→ DATA
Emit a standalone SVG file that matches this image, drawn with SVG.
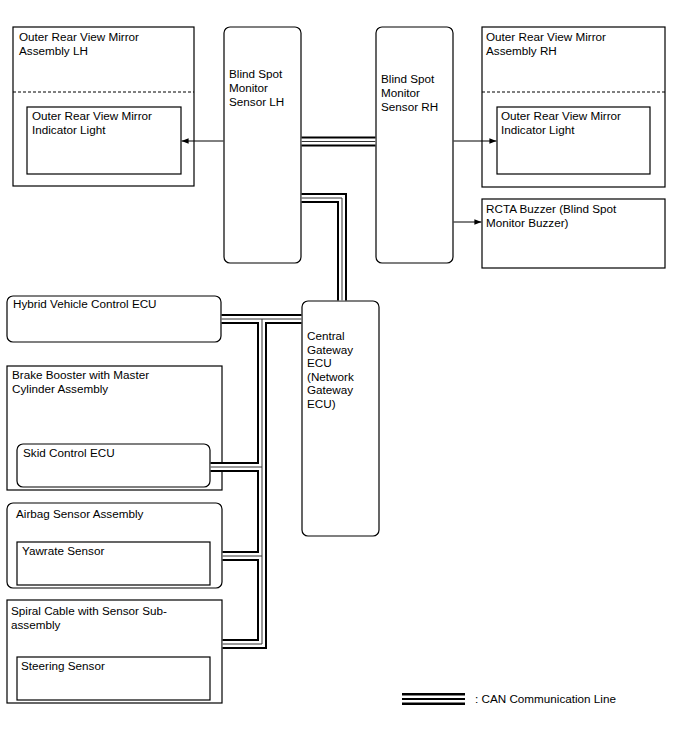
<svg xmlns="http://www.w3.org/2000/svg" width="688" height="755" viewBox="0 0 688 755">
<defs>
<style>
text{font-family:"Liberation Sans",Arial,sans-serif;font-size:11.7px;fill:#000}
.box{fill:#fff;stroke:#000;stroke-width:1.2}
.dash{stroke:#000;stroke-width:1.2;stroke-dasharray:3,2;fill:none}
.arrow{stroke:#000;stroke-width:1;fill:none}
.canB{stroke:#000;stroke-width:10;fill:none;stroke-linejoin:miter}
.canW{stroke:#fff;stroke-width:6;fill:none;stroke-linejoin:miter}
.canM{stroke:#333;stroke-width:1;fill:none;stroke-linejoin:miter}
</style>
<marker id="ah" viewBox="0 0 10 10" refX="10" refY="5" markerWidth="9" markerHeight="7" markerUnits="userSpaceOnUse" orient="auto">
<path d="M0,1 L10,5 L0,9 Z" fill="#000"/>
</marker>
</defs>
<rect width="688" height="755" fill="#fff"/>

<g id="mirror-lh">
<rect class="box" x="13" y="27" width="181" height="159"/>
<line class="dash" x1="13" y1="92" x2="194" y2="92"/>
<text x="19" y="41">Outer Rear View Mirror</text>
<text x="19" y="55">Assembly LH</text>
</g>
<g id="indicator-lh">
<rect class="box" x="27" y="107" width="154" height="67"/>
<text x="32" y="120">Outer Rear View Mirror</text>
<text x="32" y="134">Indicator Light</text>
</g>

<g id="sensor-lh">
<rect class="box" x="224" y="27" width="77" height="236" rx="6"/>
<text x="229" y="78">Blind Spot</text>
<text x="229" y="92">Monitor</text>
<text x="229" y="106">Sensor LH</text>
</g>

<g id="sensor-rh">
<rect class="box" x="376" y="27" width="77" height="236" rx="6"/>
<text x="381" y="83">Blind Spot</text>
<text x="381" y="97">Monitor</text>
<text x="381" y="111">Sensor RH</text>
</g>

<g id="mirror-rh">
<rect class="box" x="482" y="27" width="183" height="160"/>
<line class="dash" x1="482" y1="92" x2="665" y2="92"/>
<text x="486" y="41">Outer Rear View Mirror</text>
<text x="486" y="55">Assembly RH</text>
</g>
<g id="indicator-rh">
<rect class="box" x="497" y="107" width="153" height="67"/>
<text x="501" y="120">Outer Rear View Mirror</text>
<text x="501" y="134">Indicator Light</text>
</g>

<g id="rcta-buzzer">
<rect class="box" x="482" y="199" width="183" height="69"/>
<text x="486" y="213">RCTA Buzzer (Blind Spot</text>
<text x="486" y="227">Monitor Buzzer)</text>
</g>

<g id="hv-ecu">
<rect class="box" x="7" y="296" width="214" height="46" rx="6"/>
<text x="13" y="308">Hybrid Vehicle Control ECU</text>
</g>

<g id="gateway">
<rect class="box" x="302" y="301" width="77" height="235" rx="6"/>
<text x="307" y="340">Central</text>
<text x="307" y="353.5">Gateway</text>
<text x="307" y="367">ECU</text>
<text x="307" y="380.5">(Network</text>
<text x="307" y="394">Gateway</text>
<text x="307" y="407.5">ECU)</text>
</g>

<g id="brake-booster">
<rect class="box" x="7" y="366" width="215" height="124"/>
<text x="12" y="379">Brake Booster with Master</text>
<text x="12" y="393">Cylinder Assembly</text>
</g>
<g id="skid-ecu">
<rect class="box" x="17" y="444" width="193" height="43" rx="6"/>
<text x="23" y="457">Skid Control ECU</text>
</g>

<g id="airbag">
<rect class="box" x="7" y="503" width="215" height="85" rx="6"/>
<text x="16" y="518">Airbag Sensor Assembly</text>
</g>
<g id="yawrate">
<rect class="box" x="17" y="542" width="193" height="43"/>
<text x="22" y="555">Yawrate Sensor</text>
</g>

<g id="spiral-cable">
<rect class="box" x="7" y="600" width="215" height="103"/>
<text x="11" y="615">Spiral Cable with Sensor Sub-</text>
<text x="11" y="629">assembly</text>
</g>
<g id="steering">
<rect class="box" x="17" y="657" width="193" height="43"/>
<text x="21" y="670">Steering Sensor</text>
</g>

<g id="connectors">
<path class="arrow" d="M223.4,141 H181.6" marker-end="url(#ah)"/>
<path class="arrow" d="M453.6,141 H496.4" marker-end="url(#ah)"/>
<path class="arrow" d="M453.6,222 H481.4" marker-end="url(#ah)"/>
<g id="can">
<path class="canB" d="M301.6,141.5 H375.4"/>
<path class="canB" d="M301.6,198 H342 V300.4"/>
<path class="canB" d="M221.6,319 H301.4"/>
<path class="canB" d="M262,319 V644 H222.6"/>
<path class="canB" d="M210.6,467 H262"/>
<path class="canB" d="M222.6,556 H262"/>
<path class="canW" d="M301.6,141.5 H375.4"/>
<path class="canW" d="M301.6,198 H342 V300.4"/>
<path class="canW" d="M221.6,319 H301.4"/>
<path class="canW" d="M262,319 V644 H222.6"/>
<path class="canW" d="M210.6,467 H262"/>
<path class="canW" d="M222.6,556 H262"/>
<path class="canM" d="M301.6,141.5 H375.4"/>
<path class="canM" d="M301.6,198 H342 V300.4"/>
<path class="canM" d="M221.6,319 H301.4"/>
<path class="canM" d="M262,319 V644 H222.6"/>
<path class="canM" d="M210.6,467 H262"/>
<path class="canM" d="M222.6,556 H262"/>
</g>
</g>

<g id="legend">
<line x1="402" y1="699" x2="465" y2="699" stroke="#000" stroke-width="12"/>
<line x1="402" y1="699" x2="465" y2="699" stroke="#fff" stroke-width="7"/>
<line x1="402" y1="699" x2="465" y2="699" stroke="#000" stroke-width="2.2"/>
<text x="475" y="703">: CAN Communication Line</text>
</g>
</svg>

→ REQUEST
Return solely the number of lines in the data that include the word "with".

→ REPLY
3